### Given request
Copy everything in the data below exactly except the pictures.
# Source excerpt start
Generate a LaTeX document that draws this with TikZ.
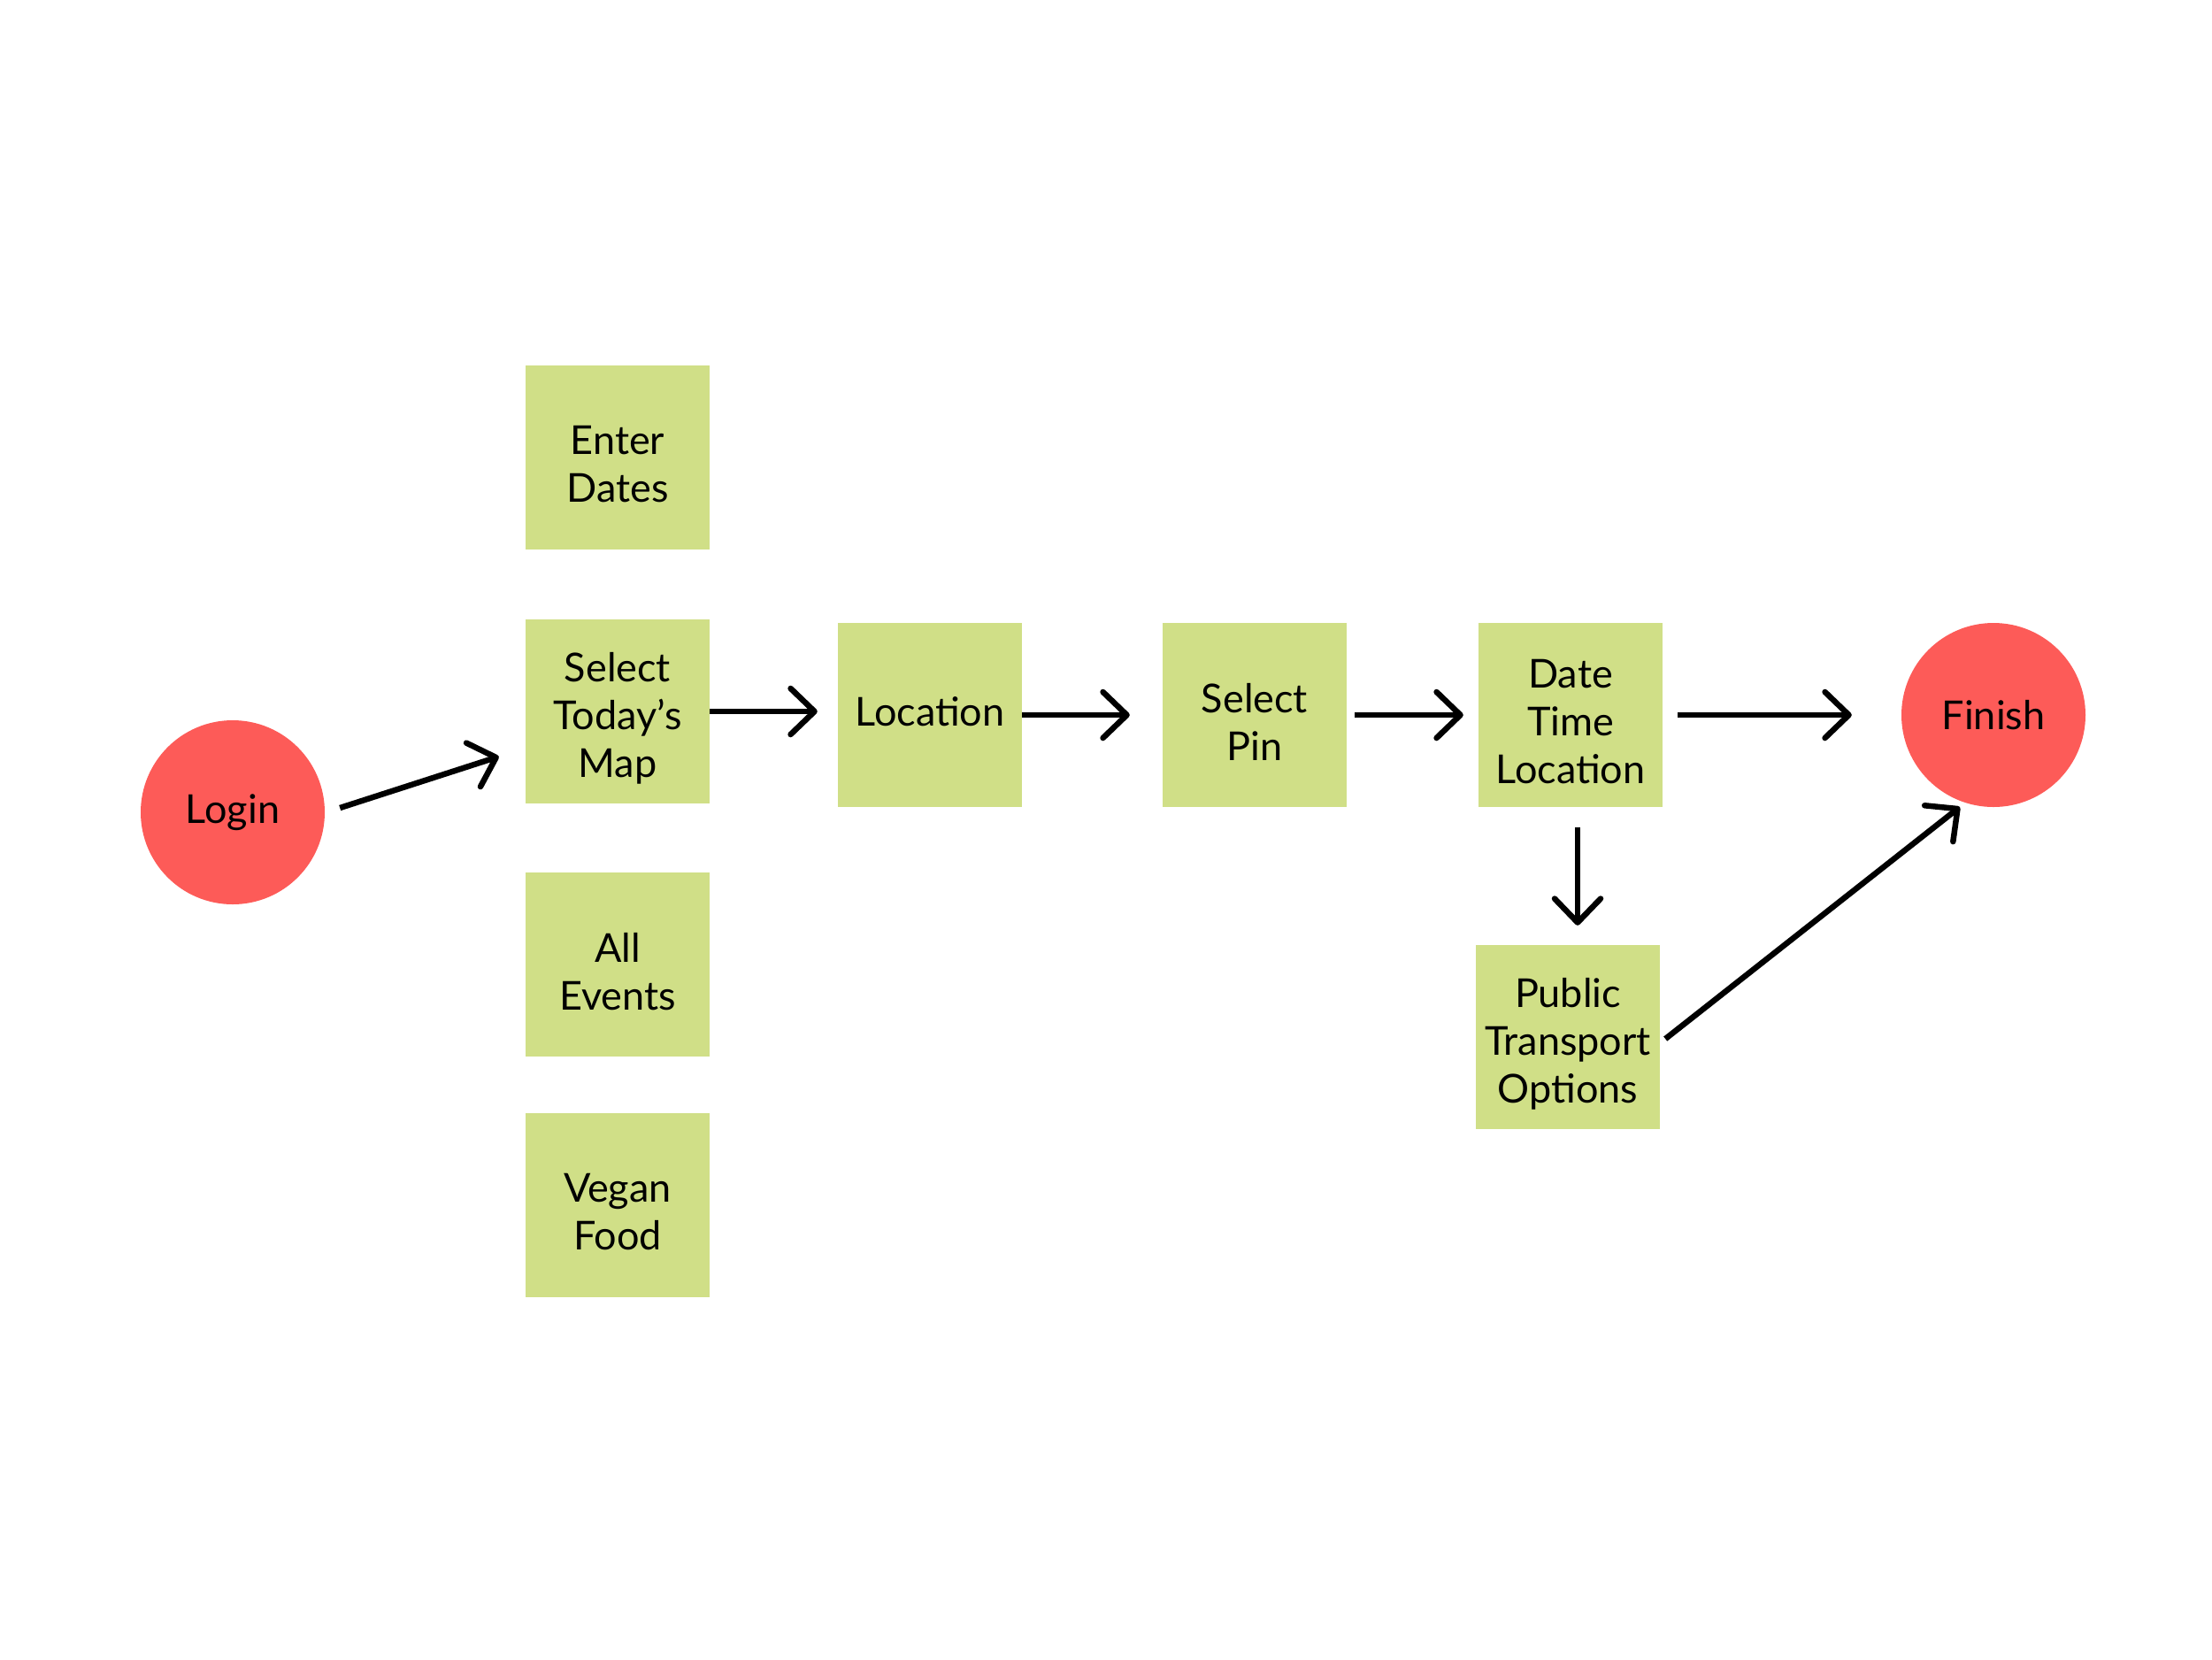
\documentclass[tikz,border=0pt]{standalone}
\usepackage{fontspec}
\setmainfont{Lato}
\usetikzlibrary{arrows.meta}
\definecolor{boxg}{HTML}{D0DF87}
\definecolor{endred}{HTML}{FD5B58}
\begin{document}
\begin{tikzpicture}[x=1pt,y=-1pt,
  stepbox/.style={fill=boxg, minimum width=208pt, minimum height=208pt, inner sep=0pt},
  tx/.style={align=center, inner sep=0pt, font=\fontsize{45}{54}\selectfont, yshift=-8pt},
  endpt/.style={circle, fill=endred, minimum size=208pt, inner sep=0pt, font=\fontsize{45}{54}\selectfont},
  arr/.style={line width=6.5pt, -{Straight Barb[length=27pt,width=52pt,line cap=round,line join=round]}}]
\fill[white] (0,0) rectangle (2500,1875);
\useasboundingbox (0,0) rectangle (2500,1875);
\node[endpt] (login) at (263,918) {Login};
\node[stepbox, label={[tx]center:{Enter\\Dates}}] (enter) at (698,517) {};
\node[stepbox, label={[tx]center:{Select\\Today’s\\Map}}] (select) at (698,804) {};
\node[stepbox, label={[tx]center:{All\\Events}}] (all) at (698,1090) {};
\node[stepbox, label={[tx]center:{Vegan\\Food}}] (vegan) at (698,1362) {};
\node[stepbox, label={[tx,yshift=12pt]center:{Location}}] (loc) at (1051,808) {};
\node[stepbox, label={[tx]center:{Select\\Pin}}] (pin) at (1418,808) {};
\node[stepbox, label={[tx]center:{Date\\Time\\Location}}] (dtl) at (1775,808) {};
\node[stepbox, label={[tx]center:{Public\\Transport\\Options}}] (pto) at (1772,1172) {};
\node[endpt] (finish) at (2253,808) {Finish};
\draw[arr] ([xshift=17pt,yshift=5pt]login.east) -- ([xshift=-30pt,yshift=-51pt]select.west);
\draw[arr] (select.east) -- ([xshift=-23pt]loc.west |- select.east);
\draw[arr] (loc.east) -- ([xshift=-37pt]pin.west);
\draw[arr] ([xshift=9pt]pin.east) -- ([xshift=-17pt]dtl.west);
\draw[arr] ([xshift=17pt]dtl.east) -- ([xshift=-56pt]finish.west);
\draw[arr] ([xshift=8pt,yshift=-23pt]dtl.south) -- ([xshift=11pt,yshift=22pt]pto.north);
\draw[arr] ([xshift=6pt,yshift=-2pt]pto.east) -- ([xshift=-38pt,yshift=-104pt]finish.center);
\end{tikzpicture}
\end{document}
# Source excerpt end
### Reply to the task
Generate a LaTeX document that draws this with TikZ.
\documentclass[tikz,border=0pt]{standalone}
\usepackage{fontspec}
\setmainfont{Lato}
\usetikzlibrary{arrows.meta}
\definecolor{boxg}{HTML}{D0DF87}
\definecolor{endred}{HTML}{FD5B58}
\begin{document}
\begin{tikzpicture}[x=1pt,y=-1pt,
  stepbox/.style={fill=boxg, minimum width=208pt, minimum height=208pt, inner sep=0pt},
  tx/.style={align=center, inner sep=0pt, font=\fontsize{45}{54}\selectfont, yshift=-8pt},
  endpt/.style={circle, fill=endred, minimum size=208pt, inner sep=0pt, font=\fontsize{45}{54}\selectfont},
  arr/.style={line width=6.5pt, -{Straight Barb[length=27pt,width=52pt,line cap=round,line join=round]}}]
\fill[white] (0,0) rectangle (2500,1875);
\useasboundingbox (0,0) rectangle (2500,1875);
\node[endpt] (login) at (263,918) {Login};
\node[stepbox, label={[tx]center:{Enter\\Dates}}] (enter) at (698,517) {};
\node[stepbox, label={[tx]center:{Select\\Today’s\\Map}}] (select) at (698,804) {};
\node[stepbox, label={[tx]center:{All\\Events}}] (all) at (698,1090) {};
\node[stepbox, label={[tx]center:{Vegan\\Food}}] (vegan) at (698,1362) {};
\node[stepbox, label={[tx,yshift=12pt]center:{Location}}] (loc) at (1051,808) {};
\node[stepbox, label={[tx]center:{Select\\Pin}}] (pin) at (1418,808) {};
\node[stepbox, label={[tx]center:{Date\\Time\\Location}}] (dtl) at (1775,808) {};
\node[stepbox, label={[tx]center:{Public\\Transport\\Options}}] (pto) at (1772,1172) {};
\node[endpt] (finish) at (2253,808) {Finish};
\draw[arr] ([xshift=17pt,yshift=5pt]login.east) -- ([xshift=-30pt,yshift=-51pt]select.west);
\draw[arr] (select.east) -- ([xshift=-23pt]loc.west |- select.east);
\draw[arr] (loc.east) -- ([xshift=-37pt]pin.west);
\draw[arr] ([xshift=9pt]pin.east) -- ([xshift=-17pt]dtl.west);
\draw[arr] ([xshift=17pt]dtl.east) -- ([xshift=-56pt]finish.west);
\draw[arr] ([xshift=8pt,yshift=-23pt]dtl.south) -- ([xshift=11pt,yshift=22pt]pto.north);
\draw[arr] ([xshift=6pt,yshift=-2pt]pto.east) -- ([xshift=-38pt,yshift=-104pt]finish.center);
\end{tikzpicture}
\end{document}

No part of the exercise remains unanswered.